## EXERCISE DIRECTIONS
Every record must appear in your copy exactly as written, with no pictures.
* begin *
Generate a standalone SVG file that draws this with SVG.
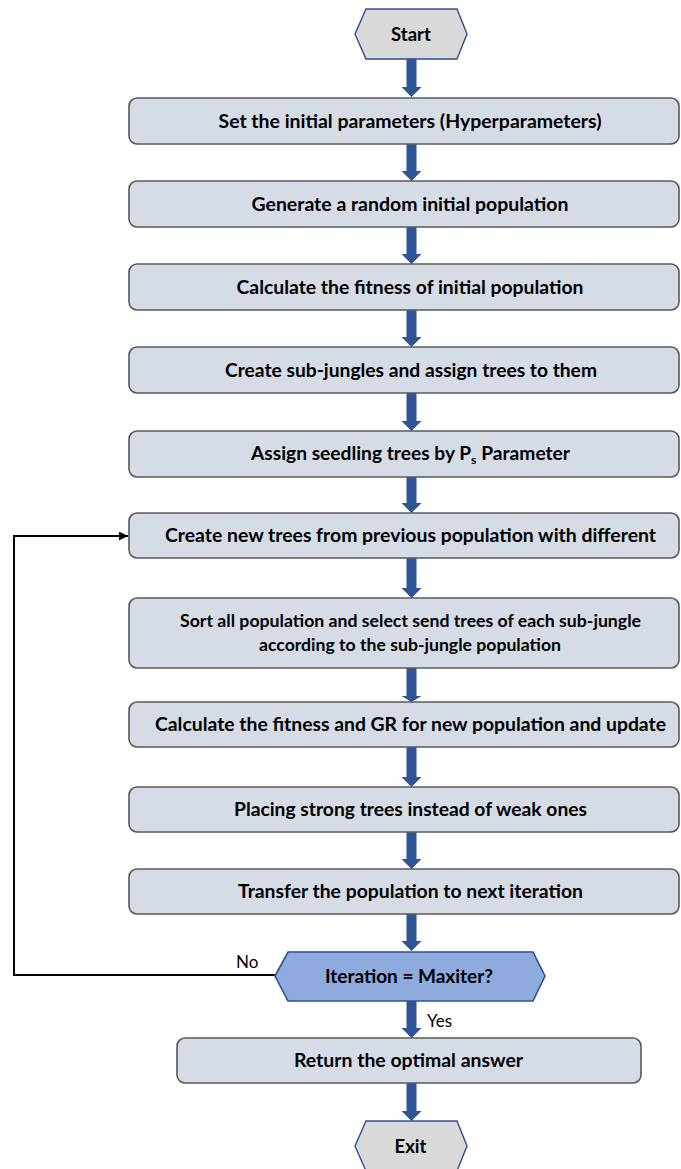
<svg xmlns="http://www.w3.org/2000/svg" width="681" height="1169" viewBox="0 0 681 1169">
<style>
.box{fill:#D6DCE5;stroke:#595959;stroke-width:1.6}
.term{fill:#D9D9D9;stroke:#2F4F8F;stroke-width:1.4}
.dec{fill:#8FAADC;stroke:#2F528F;stroke-width:1.6}
.t{font-family:Lato,"Liberation Sans",sans-serif;font-weight:bold;font-size:18.5px;fill:#000;text-anchor:middle}
.ts{font-size:16.5px}
.lab{font-family:Lato,"Liberation Sans",sans-serif;font-size:17px;fill:#000}
.arr{fill:#2F5597}
.loop{fill:none;stroke:#000;stroke-width:2}
</style>
<defs>
<marker id="ah" viewBox="0 0 10 10" refX="10" refY="5" markerWidth="4.5" markerHeight="4.5" orient="auto" markerUnits="strokeWidth">
<path d="M0,0 L10,5 L0,10 z" fill="#000"/>
</marker>
</defs>
<g id="connectors">
<path class="arr" d="M406.5,59 h10 v28 h5 l-10,10 l-10,-10 h5 z"/>
<path class="arr" d="M406.5,144 h10 v27 h5 l-10,10 l-10,-10 h5 z"/>
<path class="arr" d="M406.5,227 h10 v27 h5 l-10,10 l-10,-10 h5 z"/>
<path class="arr" d="M406.5,310 h10 v27 h5 l-10,10 l-10,-10 h5 z"/>
<path class="arr" d="M406.5,393 h10 v28 h5 l-10,10 l-10,-10 h5 z"/>
<path class="arr" d="M406.5,477 h10 v26 h5 l-10,10 l-10,-10 h5 z"/>
<path class="arr" d="M406.5,558 h10 v30 h5 l-10,10 l-10,-10 h5 z"/>
<path class="arr" d="M406.5,668 h10 v28 h5 l-10,6 l-10,-6 h5 z"/>
<path class="arr" d="M406.5,747 h10 v30 h5 l-10,10 l-10,-10 h5 z"/>
<path class="arr" d="M406.5,832 h10 v27 h5 l-10,10 l-10,-10 h5 z"/>
<path class="arr" d="M406.5,914 h10 v27 h5 l-10,10 l-10,-10 h5 z"/>
<path class="arr" d="M406.5,1001 h10 v27 h5 l-10,10 l-10,-10 h5 z"/>
<path class="arr" d="M406.5,1083 h10 v28 h5 l-10,10 l-10,-10 h5 z"/>
<path class="loop" d="M275,975 H14 V536 H128" marker-end="url(#ah)"/>
<text class="lab" x="236" y="968">No</text>
<text class="lab" x="427" y="1027">Yes</text>
</g>
<g id="start">
<polygon class="term" points="355,34 366,9 457,9 467,34 457,59 366,59"/>
<text class="t" x="411" y="41">Start</text>
</g>
<g id="n1">
<rect class="box" x="129" y="98" width="550" height="46" rx="8"/>
<text class="t" x="410" y="127.5" textLength="383" lengthAdjust="spacingAndGlyphs">Set the initial parameters (Hyperparameters)</text>
</g>
<g id="n2">
<rect class="box" x="129" y="181" width="550" height="46" rx="8"/>
<text class="t" x="410" y="210.5" textLength="317" lengthAdjust="spacingAndGlyphs">Generate a random initial population</text>
</g>
<g id="n3">
<rect class="box" x="129" y="264" width="550" height="46" rx="8"/>
<text class="t" x="410" y="293.5" textLength="347" lengthAdjust="spacingAndGlyphs">Calculate the fitness of initial population</text>
</g>
<g id="n4">
<rect class="box" x="129" y="347" width="550" height="46" rx="8"/>
<text class="t" x="411" y="376.5" textLength="372" lengthAdjust="spacingAndGlyphs">Create sub-jungles and assign trees to them</text>
</g>
<g id="n5">
<rect class="box" x="129" y="431" width="550" height="46" rx="8"/>
<text class="t" x="410.5" y="460" textLength="319" lengthAdjust="spacingAndGlyphs">Assign seedling trees by P<tspan font-size="12" dy="4">s</tspan><tspan dy="-4"> Parameter</tspan></text>
</g>
<g id="n6">
<rect class="box" x="129" y="513" width="550" height="45" rx="8"/>
<text class="t" x="410.5" y="542" textLength="491" lengthAdjust="spacingAndGlyphs">Create new trees from previous population with different</text>
</g>
<g id="n7">
<rect class="box" x="129" y="598" width="550" height="70" rx="8"/>
<text class="t ts" x="410.5" y="626.5" textLength="461" lengthAdjust="spacingAndGlyphs">Sort all population and select send trees of each sub-jungle</text>
<text class="t ts" x="410" y="650.5" textLength="302" lengthAdjust="spacingAndGlyphs">according to the sub-jungle population</text>
</g>
<g id="n8">
<rect class="box" x="129" y="702" width="550" height="45" rx="8"/>
<text class="t" x="410.5" y="730.5" textLength="511" lengthAdjust="spacingAndGlyphs">Calculate the fitness and GR for new population and update</text>
</g>
<g id="n9">
<rect class="box" x="129" y="787" width="550" height="45" rx="8"/>
<text class="t" x="410.5" y="815.5" textLength="353" lengthAdjust="spacingAndGlyphs">Placing strong trees instead of weak ones</text>
</g>
<g id="n10">
<rect class="box" x="129" y="869" width="550" height="45" rx="8"/>
<text class="t" x="410.5" y="897.5" textLength="345" lengthAdjust="spacingAndGlyphs">Transfer the population to next iteration</text>
</g>
<g id="decision">
<polygon class="dec" points="275,976 288,952 533,952 545,976 533,1001 288,1001"/>
<text class="t" x="409" y="982.5" textLength="168" lengthAdjust="spacingAndGlyphs">Iteration = Maxiter?</text>
</g>
<g id="n11">
<rect class="box" x="177" y="1038" width="464" height="45" rx="8"/>
<text class="t" x="408.5" y="1066.5" textLength="229" lengthAdjust="spacingAndGlyphs">Return the optimal answer</text>
</g>
<g id="exit">
<polygon class="term" points="355,1146 366,1121 457,1121 467,1146 457,1171 366,1171"/>
<text class="t" x="410.5" y="1152.5">Exit</text>
</g>
</svg>
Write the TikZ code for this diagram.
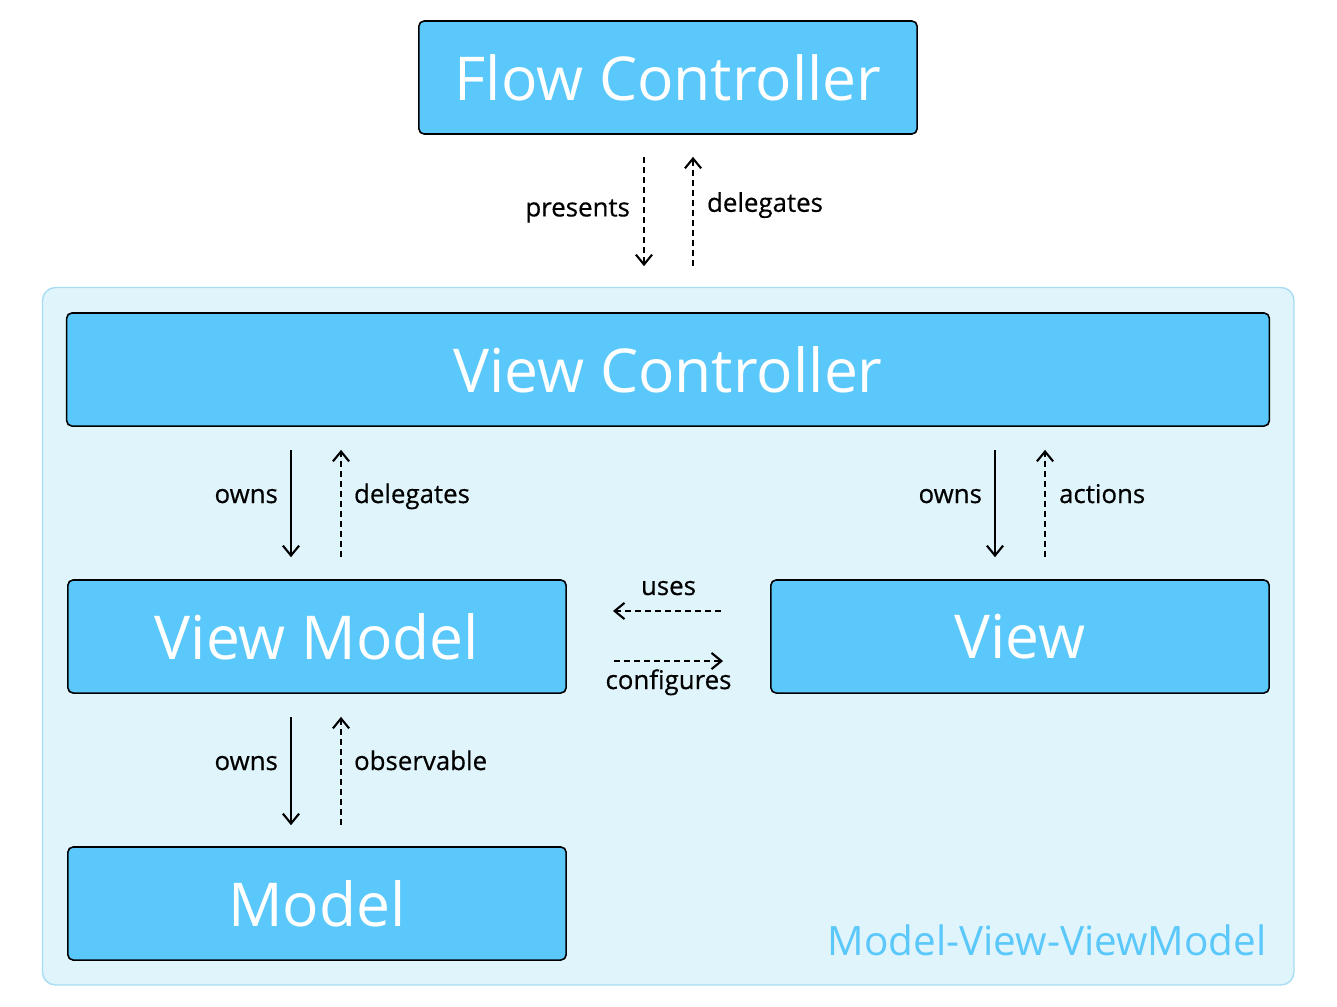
* end *
## RESULT BELOW
Generate a standalone SVG file that draws this with SVG.
<svg xmlns="http://www.w3.org/2000/svg" width="681" height="1169" viewBox="0 0 681 1169">
<style>
.box{fill:#D6DCE5;stroke:#595959;stroke-width:1.6}
.term{fill:#D9D9D9;stroke:#2F4F8F;stroke-width:1.4}
.dec{fill:#8FAADC;stroke:#2F528F;stroke-width:1.6}
.t{font-family:Lato,"Liberation Sans",sans-serif;font-weight:bold;font-size:18.5px;fill:#000;text-anchor:middle}
.ts{font-size:16.5px}
.lab{font-family:Lato,"Liberation Sans",sans-serif;font-size:17px;fill:#000}
.arr{fill:#2F5597}
.loop{fill:none;stroke:#000;stroke-width:2}
</style>
<defs>
<marker id="ah" viewBox="0 0 10 10" refX="10" refY="5" markerWidth="4.5" markerHeight="4.5" orient="auto" markerUnits="strokeWidth">
<path d="M0,0 L10,5 L0,10 z" fill="#000"/>
</marker>
</defs>
<g id="connectors">
<path class="arr" d="M406.5,59 h10 v28 h5 l-10,10 l-10,-10 h5 z"/>
<path class="arr" d="M406.5,144 h10 v27 h5 l-10,10 l-10,-10 h5 z"/>
<path class="arr" d="M406.5,227 h10 v27 h5 l-10,10 l-10,-10 h5 z"/>
<path class="arr" d="M406.5,310 h10 v27 h5 l-10,10 l-10,-10 h5 z"/>
<path class="arr" d="M406.5,393 h10 v28 h5 l-10,10 l-10,-10 h5 z"/>
<path class="arr" d="M406.5,477 h10 v26 h5 l-10,10 l-10,-10 h5 z"/>
<path class="arr" d="M406.5,558 h10 v30 h5 l-10,10 l-10,-10 h5 z"/>
<path class="arr" d="M406.5,668 h10 v28 h5 l-10,6 l-10,-6 h5 z"/>
<path class="arr" d="M406.5,747 h10 v30 h5 l-10,10 l-10,-10 h5 z"/>
<path class="arr" d="M406.5,832 h10 v27 h5 l-10,10 l-10,-10 h5 z"/>
<path class="arr" d="M406.5,914 h10 v27 h5 l-10,10 l-10,-10 h5 z"/>
<path class="arr" d="M406.5,1001 h10 v27 h5 l-10,10 l-10,-10 h5 z"/>
<path class="arr" d="M406.5,1083 h10 v28 h5 l-10,10 l-10,-10 h5 z"/>
<path class="loop" d="M275,975 H14 V536 H128" marker-end="url(#ah)"/>
<text class="lab" x="236" y="968">No</text>
<text class="lab" x="427" y="1027">Yes</text>
</g>
<g id="start">
<polygon class="term" points="355,34 366,9 457,9 467,34 457,59 366,59"/>
<text class="t" x="411" y="41">Start</text>
</g>
<g id="n1">
<rect class="box" x="129" y="98" width="550" height="46" rx="8"/>
<text class="t" x="410" y="127.5" textLength="383" lengthAdjust="spacingAndGlyphs">Set the initial parameters (Hyperparameters)</text>
</g>
<g id="n2">
<rect class="box" x="129" y="181" width="550" height="46" rx="8"/>
<text class="t" x="410" y="210.5" textLength="317" lengthAdjust="spacingAndGlyphs">Generate a random initial population</text>
</g>
<g id="n3">
<rect class="box" x="129" y="264" width="550" height="46" rx="8"/>
<text class="t" x="410" y="293.5" textLength="347" lengthAdjust="spacingAndGlyphs">Calculate the fitness of initial population</text>
</g>
<g id="n4">
<rect class="box" x="129" y="347" width="550" height="46" rx="8"/>
<text class="t" x="411" y="376.5" textLength="372" lengthAdjust="spacingAndGlyphs">Create sub-jungles and assign trees to them</text>
</g>
<g id="n5">
<rect class="box" x="129" y="431" width="550" height="46" rx="8"/>
<text class="t" x="410.5" y="460" textLength="319" lengthAdjust="spacingAndGlyphs">Assign seedling trees by P<tspan font-size="12" dy="4">s</tspan><tspan dy="-4"> Parameter</tspan></text>
</g>
<g id="n6">
<rect class="box" x="129" y="513" width="550" height="45" rx="8"/>
<text class="t" x="410.5" y="542" textLength="491" lengthAdjust="spacingAndGlyphs">Create new trees from previous population with different</text>
</g>
<g id="n7">
<rect class="box" x="129" y="598" width="550" height="70" rx="8"/>
<text class="t ts" x="410.5" y="626.5" textLength="461" lengthAdjust="spacingAndGlyphs">Sort all population and select send trees of each sub-jungle</text>
<text class="t ts" x="410" y="650.5" textLength="302" lengthAdjust="spacingAndGlyphs">according to the sub-jungle population</text>
</g>
<g id="n8">
<rect class="box" x="129" y="702" width="550" height="45" rx="8"/>
<text class="t" x="410.5" y="730.5" textLength="511" lengthAdjust="spacingAndGlyphs">Calculate the fitness and GR for new population and update</text>
</g>
<g id="n9">
<rect class="box" x="129" y="787" width="550" height="45" rx="8"/>
<text class="t" x="410.5" y="815.5" textLength="353" lengthAdjust="spacingAndGlyphs">Placing strong trees instead of weak ones</text>
</g>
<g id="n10">
<rect class="box" x="129" y="869" width="550" height="45" rx="8"/>
<text class="t" x="410.5" y="897.5" textLength="345" lengthAdjust="spacingAndGlyphs">Transfer the population to next iteration</text>
</g>
<g id="decision">
<polygon class="dec" points="275,976 288,952 533,952 545,976 533,1001 288,1001"/>
<text class="t" x="409" y="982.5" textLength="168" lengthAdjust="spacingAndGlyphs">Iteration = Maxiter?</text>
</g>
<g id="n11">
<rect class="box" x="177" y="1038" width="464" height="45" rx="8"/>
<text class="t" x="408.5" y="1066.5" textLength="229" lengthAdjust="spacingAndGlyphs">Return the optimal answer</text>
</g>
<g id="exit">
<polygon class="term" points="355,1146 366,1121 457,1121 467,1146 457,1171 366,1171"/>
<text class="t" x="410.5" y="1152.5">Exit</text>
</g>
</svg>
Write the TikZ code for this diagram.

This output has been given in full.